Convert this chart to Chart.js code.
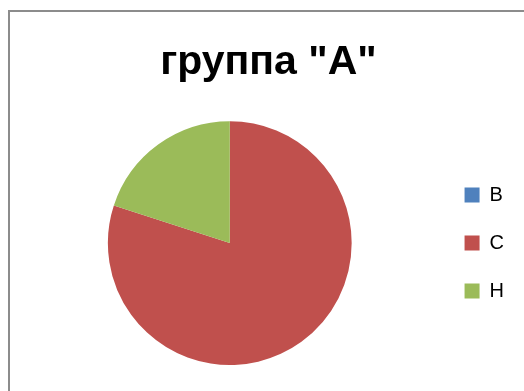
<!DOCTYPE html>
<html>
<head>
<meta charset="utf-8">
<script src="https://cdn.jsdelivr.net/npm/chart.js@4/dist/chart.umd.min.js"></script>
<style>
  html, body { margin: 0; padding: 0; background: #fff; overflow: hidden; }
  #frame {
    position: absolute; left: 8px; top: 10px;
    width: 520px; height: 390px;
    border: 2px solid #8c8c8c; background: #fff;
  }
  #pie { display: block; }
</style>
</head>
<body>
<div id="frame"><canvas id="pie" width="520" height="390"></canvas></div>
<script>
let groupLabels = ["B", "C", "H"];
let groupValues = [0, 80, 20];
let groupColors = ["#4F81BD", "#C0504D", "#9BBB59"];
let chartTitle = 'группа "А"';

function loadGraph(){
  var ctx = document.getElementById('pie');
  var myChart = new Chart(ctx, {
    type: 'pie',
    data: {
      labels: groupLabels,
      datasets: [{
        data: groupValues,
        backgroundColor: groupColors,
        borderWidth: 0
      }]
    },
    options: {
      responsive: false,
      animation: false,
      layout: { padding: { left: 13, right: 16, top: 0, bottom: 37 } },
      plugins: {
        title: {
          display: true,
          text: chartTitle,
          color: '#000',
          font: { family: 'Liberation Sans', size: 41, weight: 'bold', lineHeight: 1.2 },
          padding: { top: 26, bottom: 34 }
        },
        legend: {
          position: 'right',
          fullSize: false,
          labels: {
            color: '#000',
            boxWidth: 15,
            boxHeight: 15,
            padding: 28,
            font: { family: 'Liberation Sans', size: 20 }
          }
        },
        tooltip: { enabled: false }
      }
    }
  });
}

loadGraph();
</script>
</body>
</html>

● **Written problem**
Copy every line of the data word for word, omitting the images.

● **Answer in full**
Convert this chart to Chart.js code.
<!DOCTYPE html>
<html>
<head>
<meta charset="utf-8">
<script src="https://cdn.jsdelivr.net/npm/chart.js@4/dist/chart.umd.min.js"></script>
<style>
  html, body { margin: 0; padding: 0; background: #fff; overflow: hidden; }
  #frame {
    position: absolute; left: 8px; top: 10px;
    width: 520px; height: 390px;
    border: 2px solid #8c8c8c; background: #fff;
  }
  #pie { display: block; }
</style>
</head>
<body>
<div id="frame"><canvas id="pie" width="520" height="390"></canvas></div>
<script>
let groupLabels = ["B", "C", "H"];
let groupValues = [0, 80, 20];
let groupColors = ["#4F81BD", "#C0504D", "#9BBB59"];
let chartTitle = 'группа "А"';

function loadGraph(){
  var ctx = document.getElementById('pie');
  var myChart = new Chart(ctx, {
    type: 'pie',
    data: {
      labels: groupLabels,
      datasets: [{
        data: groupValues,
        backgroundColor: groupColors,
        borderWidth: 0
      }]
    },
    options: {
      responsive: false,
      animation: false,
      layout: { padding: { left: 13, right: 16, top: 0, bottom: 37 } },
      plugins: {
        title: {
          display: true,
          text: chartTitle,
          color: '#000',
          font: { family: 'Liberation Sans', size: 41, weight: 'bold', lineHeight: 1.2 },
          padding: { top: 26, bottom: 34 }
        },
        legend: {
          position: 'right',
          fullSize: false,
          labels: {
            color: '#000',
            boxWidth: 15,
            boxHeight: 15,
            padding: 28,
            font: { family: 'Liberation Sans', size: 20 }
          }
        },
        tooltip: { enabled: false }
      }
    }
  });
}

loadGraph();
</script>
</body>
</html>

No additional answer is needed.